**Stored records:**
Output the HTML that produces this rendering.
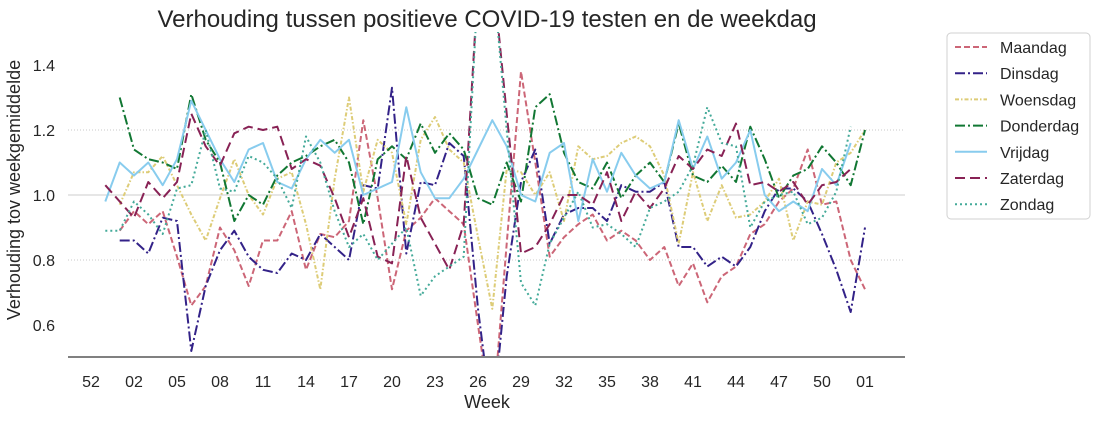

* * *

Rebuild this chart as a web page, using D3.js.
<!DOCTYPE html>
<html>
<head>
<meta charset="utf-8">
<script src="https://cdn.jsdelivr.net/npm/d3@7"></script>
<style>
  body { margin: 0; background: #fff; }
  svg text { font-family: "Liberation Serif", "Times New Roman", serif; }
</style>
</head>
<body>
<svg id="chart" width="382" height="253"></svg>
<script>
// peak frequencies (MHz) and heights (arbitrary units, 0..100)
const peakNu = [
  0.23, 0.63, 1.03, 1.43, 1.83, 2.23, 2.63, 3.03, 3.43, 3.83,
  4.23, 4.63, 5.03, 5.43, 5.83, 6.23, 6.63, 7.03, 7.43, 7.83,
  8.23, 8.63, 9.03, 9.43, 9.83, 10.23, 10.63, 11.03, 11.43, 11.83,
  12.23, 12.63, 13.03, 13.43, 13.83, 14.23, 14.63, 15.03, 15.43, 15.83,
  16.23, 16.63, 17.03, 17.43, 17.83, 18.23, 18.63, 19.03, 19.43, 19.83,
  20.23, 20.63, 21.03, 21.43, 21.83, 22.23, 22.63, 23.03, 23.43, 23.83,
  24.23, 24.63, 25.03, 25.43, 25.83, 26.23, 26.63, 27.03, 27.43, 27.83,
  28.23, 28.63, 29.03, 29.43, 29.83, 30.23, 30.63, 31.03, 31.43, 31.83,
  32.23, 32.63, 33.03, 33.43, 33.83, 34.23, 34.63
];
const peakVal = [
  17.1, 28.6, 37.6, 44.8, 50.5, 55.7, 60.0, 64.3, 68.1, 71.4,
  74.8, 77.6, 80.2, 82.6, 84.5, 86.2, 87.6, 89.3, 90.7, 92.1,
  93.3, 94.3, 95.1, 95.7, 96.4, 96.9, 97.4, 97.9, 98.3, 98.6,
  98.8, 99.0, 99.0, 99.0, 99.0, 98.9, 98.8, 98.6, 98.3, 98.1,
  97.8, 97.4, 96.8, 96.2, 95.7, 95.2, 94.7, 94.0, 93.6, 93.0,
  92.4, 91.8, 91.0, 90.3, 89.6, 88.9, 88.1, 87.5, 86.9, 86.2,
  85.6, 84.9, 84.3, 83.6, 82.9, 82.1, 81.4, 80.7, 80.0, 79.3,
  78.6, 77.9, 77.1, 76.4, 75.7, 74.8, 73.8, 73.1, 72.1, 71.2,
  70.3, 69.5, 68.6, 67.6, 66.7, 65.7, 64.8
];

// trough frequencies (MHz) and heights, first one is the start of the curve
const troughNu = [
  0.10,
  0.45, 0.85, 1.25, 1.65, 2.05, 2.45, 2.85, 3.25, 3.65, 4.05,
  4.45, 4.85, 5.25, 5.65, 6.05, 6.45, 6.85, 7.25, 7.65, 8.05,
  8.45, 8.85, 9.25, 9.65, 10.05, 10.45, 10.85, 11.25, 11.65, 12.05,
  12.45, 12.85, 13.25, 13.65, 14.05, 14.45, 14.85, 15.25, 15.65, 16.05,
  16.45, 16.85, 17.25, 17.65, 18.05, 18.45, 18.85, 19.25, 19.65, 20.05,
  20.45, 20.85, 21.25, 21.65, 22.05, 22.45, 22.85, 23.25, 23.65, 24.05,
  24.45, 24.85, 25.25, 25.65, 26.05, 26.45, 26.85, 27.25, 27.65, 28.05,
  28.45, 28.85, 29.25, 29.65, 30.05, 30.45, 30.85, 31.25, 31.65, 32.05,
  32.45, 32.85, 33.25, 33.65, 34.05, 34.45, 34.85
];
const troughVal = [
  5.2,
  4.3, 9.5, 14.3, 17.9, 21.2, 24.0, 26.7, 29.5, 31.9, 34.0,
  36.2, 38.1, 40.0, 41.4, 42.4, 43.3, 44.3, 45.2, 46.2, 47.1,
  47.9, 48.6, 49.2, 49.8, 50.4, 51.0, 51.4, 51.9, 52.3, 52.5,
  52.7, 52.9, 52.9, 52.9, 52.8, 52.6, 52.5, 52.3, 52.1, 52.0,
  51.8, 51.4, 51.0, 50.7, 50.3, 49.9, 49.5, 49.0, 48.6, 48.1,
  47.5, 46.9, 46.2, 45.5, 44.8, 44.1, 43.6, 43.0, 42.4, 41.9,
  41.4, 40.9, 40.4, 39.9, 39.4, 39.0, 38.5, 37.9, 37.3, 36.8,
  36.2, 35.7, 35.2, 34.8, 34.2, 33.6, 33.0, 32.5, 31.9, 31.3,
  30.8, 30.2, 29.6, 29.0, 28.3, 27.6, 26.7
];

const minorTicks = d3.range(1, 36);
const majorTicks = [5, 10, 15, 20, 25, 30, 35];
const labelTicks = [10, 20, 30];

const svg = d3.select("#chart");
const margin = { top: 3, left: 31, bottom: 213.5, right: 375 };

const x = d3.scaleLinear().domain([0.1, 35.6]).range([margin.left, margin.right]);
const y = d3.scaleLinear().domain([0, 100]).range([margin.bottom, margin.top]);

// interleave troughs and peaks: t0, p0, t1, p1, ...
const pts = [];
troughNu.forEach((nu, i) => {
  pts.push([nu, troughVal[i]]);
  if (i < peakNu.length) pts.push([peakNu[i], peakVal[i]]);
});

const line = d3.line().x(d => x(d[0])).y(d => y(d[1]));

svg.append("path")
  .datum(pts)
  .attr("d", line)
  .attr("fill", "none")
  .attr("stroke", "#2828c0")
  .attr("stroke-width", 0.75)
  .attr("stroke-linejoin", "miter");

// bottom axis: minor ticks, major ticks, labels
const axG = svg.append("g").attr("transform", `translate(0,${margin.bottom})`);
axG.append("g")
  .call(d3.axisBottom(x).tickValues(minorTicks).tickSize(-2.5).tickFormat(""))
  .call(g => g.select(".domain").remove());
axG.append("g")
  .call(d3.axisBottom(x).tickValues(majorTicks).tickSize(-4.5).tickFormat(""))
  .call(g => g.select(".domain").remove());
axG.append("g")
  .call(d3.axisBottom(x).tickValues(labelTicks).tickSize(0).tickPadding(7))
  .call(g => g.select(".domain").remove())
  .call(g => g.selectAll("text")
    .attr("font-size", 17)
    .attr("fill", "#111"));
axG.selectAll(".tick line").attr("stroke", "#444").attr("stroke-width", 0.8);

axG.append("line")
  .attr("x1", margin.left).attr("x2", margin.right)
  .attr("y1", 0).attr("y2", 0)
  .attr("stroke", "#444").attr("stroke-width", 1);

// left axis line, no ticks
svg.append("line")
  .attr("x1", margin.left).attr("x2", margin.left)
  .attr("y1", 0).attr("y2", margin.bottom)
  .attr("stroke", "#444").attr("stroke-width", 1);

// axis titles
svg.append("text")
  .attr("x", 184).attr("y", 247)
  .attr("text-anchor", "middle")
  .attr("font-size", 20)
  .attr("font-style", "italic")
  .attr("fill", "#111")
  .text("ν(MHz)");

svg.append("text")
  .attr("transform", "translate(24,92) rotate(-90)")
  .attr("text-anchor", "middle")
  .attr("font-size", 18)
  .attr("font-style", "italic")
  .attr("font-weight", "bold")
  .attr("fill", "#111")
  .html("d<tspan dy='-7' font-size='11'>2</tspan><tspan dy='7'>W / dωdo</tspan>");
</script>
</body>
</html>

---

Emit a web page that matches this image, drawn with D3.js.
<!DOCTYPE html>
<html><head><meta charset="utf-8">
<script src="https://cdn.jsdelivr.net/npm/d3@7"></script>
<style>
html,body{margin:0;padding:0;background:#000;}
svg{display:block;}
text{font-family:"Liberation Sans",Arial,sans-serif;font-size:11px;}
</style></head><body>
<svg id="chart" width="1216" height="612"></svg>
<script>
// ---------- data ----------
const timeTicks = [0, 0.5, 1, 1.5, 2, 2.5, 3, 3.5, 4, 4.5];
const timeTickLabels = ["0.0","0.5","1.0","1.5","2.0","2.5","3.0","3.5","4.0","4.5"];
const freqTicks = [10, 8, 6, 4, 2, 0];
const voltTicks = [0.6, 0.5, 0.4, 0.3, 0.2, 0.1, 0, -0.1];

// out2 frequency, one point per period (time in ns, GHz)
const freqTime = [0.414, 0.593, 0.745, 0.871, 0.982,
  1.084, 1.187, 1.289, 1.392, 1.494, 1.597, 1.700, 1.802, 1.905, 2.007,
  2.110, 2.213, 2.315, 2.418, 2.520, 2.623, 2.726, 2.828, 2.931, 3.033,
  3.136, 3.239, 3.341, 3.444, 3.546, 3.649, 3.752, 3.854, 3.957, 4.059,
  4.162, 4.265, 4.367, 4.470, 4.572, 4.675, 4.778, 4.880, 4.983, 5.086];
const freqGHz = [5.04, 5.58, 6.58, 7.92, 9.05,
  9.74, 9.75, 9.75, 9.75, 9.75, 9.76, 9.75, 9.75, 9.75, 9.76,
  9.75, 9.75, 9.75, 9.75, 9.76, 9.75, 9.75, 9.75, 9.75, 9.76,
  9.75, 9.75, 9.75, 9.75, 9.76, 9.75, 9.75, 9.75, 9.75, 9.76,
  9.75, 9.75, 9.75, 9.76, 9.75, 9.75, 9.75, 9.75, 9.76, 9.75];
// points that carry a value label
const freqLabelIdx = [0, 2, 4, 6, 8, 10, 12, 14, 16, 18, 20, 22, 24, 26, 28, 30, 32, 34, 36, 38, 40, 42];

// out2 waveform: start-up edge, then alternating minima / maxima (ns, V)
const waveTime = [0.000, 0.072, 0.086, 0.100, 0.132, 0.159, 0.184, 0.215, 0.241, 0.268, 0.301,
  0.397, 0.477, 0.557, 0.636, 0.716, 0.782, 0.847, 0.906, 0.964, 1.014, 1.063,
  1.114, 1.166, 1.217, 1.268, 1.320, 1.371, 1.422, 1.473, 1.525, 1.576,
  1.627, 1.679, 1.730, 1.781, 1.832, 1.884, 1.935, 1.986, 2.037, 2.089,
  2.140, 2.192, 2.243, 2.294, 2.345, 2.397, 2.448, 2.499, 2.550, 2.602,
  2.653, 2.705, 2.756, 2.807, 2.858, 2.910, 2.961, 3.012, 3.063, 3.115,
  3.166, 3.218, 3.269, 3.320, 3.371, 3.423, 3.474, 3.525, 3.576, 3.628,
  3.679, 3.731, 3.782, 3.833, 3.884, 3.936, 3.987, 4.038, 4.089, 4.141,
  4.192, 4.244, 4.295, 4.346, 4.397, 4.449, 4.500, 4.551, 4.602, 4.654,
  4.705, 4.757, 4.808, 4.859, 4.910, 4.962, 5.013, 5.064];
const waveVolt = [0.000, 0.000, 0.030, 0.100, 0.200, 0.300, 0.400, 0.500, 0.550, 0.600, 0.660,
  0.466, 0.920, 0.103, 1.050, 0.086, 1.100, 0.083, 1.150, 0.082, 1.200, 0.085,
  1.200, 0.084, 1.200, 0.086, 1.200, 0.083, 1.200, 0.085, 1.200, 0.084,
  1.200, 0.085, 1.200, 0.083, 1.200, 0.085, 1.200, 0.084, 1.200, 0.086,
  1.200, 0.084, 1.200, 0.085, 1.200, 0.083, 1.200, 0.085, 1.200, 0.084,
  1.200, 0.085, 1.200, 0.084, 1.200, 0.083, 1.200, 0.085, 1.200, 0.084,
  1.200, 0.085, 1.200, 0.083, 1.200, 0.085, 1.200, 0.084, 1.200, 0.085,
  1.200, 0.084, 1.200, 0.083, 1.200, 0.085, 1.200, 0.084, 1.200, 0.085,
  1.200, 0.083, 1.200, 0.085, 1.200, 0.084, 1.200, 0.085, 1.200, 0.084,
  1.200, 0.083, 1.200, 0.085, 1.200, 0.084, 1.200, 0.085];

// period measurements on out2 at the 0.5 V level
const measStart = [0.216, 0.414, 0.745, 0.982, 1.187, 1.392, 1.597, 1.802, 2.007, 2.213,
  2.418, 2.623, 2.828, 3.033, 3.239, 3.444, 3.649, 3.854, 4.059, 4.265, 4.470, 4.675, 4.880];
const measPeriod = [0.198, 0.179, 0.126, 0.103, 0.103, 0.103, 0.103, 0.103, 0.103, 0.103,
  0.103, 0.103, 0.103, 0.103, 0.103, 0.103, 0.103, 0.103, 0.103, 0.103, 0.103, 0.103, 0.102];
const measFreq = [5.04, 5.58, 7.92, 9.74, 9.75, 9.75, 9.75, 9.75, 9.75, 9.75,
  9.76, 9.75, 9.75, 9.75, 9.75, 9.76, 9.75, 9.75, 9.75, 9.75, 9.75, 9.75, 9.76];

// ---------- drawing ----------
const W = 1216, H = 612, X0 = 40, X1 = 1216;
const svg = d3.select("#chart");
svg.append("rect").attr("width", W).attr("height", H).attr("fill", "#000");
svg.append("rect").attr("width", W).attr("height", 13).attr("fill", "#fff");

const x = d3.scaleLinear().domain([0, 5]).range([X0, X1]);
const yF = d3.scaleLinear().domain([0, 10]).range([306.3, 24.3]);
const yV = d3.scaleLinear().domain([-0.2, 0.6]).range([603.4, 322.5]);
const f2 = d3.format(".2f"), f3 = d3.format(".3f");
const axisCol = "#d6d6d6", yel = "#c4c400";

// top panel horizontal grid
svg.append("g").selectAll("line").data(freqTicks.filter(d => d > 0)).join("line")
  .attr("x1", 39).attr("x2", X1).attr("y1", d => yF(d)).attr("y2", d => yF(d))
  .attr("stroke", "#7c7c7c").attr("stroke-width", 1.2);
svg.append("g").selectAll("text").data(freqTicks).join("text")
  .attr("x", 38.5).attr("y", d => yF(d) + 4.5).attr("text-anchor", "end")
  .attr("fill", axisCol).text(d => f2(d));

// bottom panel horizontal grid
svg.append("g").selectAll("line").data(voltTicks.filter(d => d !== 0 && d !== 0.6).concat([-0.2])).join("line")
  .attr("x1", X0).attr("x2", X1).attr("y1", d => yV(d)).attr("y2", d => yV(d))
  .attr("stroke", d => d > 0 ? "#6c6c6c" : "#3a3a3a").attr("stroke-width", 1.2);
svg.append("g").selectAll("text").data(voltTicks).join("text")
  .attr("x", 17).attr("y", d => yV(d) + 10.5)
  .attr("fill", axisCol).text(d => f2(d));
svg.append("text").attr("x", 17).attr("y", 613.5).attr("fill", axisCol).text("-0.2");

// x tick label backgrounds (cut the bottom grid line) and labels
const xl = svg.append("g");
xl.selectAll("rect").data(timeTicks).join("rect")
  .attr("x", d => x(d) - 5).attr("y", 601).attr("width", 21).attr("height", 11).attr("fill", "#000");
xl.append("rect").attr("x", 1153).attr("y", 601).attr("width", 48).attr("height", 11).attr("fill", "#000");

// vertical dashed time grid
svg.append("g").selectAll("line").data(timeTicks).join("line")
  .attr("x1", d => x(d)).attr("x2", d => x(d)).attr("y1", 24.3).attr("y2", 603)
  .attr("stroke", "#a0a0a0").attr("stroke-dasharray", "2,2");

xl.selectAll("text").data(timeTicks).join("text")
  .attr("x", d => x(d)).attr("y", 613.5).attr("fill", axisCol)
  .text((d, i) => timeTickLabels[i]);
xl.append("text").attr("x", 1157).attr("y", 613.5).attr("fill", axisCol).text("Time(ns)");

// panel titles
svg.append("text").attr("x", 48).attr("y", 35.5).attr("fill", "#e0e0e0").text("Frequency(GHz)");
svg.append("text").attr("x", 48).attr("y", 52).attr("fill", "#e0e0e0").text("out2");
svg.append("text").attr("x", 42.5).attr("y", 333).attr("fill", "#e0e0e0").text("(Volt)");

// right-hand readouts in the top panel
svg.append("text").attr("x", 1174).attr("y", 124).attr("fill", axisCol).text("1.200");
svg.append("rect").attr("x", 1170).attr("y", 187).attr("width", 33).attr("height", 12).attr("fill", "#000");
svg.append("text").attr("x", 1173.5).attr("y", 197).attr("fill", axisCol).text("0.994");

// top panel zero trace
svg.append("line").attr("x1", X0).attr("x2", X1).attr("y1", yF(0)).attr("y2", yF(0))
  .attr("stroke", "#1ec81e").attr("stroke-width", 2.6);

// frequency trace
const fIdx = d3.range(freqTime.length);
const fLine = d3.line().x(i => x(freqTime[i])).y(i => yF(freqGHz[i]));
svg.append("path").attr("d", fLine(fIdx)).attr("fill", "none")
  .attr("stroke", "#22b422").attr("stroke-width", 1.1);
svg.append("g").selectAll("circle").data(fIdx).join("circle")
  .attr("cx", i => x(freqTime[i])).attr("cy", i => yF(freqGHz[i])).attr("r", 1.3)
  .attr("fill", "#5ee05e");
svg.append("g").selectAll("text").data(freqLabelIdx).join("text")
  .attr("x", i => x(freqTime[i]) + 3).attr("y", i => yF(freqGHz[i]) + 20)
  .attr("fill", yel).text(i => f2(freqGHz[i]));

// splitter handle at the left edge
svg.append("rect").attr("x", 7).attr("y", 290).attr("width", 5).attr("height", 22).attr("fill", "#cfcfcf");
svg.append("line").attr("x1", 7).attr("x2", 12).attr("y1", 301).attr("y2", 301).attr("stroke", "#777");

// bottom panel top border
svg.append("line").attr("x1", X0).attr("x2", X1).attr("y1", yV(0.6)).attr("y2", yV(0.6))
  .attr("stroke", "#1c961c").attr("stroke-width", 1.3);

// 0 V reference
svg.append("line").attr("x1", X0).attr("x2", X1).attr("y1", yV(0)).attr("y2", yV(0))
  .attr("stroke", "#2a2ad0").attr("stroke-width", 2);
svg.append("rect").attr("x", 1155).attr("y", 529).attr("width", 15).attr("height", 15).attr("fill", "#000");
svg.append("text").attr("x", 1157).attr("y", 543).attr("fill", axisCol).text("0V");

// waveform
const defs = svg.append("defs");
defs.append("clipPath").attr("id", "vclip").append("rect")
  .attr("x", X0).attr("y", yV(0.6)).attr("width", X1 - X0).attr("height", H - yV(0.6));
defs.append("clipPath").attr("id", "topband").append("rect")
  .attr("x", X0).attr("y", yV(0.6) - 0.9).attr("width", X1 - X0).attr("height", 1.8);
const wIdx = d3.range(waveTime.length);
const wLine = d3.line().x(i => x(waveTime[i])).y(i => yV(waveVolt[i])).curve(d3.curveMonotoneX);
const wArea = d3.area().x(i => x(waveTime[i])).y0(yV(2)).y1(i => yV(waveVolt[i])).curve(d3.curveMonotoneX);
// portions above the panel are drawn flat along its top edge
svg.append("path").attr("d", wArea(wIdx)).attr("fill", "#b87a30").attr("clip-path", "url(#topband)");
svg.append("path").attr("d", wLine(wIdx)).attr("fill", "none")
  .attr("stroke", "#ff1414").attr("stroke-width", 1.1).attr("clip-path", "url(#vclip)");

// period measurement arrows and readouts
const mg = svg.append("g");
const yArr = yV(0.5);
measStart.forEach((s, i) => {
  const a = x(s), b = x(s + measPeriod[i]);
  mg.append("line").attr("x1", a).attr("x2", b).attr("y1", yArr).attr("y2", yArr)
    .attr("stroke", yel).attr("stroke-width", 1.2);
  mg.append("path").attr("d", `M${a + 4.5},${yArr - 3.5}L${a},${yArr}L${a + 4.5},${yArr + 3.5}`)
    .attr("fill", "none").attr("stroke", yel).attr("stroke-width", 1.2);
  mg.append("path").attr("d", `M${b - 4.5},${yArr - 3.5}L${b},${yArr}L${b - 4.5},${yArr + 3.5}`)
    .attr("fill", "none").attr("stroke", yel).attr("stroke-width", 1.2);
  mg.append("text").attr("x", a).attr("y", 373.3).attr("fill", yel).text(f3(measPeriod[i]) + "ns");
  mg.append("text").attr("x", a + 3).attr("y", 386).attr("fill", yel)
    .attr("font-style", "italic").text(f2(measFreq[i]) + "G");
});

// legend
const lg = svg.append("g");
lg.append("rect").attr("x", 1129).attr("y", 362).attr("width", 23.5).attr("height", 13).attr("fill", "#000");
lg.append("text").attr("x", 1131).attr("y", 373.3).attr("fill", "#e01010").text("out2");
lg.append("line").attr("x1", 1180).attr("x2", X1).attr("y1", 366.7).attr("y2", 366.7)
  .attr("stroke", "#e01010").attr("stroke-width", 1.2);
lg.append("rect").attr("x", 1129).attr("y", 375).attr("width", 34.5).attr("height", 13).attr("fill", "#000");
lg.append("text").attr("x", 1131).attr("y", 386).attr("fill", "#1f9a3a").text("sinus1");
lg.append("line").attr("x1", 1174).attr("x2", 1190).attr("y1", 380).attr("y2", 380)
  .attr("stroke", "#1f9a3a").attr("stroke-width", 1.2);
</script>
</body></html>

**What you are asked to do:**
Copy each line of the records that contains the word "this".

**Exercise output:**
Output the HTML that produces this rendering.
Rebuild this chart as a web page, using D3.js.
Emit a web page that matches this image, drawn with D3.js.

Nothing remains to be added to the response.